**OBJECTIVE:**
Pull every line containing "chart" out of the material below.

**INFORMATION SHOWN:**
_ _ _ _ _ _ _

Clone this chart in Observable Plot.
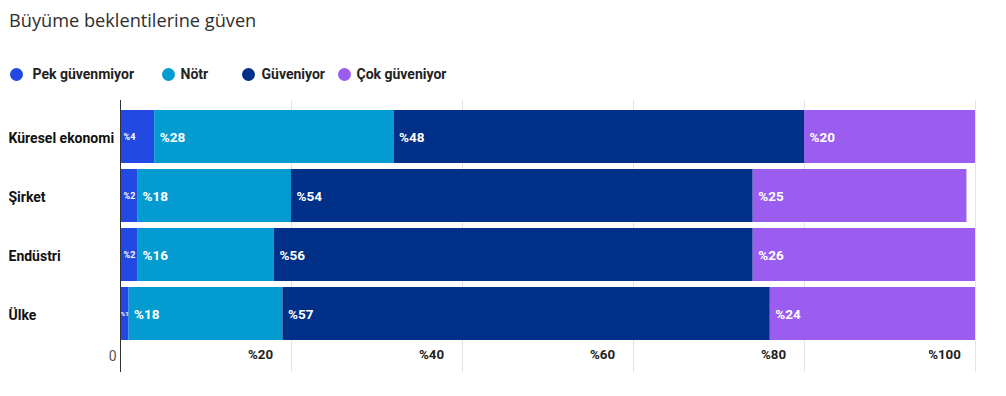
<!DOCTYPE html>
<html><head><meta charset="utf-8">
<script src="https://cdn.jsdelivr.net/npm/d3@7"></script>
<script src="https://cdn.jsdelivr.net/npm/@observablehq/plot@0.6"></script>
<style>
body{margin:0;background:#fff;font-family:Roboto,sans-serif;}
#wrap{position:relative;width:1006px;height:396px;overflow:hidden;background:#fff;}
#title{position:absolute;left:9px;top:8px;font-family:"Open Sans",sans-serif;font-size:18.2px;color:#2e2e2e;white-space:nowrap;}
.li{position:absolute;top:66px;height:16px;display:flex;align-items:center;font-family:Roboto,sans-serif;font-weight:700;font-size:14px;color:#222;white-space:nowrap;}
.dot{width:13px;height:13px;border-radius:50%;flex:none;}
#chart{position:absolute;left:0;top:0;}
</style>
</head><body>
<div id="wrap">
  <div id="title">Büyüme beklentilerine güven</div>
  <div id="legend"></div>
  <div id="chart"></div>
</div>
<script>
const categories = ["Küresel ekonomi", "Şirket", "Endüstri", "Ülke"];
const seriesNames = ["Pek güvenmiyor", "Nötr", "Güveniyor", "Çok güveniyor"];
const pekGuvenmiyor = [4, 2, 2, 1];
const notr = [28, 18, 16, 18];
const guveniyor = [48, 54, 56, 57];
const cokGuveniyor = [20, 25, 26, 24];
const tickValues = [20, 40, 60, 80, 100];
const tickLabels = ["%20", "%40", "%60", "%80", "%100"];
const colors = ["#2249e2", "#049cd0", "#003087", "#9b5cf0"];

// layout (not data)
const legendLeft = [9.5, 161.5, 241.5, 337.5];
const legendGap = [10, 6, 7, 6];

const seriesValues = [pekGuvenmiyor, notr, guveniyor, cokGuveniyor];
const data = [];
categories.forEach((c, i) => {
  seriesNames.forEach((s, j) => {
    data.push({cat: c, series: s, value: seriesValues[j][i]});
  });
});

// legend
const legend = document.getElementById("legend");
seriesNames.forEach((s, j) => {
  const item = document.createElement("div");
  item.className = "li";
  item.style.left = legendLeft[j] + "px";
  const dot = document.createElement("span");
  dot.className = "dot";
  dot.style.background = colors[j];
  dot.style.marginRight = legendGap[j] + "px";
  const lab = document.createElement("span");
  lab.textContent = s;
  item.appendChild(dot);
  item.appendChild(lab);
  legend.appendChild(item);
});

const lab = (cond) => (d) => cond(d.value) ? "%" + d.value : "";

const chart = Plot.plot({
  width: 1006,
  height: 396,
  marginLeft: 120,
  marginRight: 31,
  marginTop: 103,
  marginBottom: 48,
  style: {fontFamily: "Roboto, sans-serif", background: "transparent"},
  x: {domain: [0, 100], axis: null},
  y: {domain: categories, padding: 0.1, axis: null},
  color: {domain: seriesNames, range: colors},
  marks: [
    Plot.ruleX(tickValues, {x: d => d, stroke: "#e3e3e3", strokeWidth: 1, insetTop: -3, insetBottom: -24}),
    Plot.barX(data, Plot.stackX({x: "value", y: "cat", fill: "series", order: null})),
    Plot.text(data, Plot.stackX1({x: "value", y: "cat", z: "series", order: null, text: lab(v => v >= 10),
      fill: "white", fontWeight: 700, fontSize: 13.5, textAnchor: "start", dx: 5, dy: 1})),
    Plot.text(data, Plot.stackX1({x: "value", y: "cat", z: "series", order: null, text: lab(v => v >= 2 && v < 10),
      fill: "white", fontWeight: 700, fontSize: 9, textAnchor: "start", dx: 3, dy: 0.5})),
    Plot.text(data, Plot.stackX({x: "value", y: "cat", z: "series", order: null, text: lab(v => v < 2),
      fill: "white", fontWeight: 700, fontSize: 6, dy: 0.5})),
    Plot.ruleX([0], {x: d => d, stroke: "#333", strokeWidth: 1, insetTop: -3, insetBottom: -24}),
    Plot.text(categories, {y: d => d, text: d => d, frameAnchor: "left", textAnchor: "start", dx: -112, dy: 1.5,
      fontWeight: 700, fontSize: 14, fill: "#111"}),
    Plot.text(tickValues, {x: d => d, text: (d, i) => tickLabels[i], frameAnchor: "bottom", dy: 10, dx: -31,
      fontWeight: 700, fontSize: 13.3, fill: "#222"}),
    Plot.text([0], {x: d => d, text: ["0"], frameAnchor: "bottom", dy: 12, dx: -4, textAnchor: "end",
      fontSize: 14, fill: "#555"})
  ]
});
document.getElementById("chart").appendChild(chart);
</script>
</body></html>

_ _ _ _ _ _ _

**RESPONSE FOR THIS EXERCISE:**
Clone this chart in Observable Plot.
#chart{position:absolute;left:0;top:0;}
  <div id="chart"></div>
const chart = Plot.plot({
document.getElementById("chart").appendChild(chart);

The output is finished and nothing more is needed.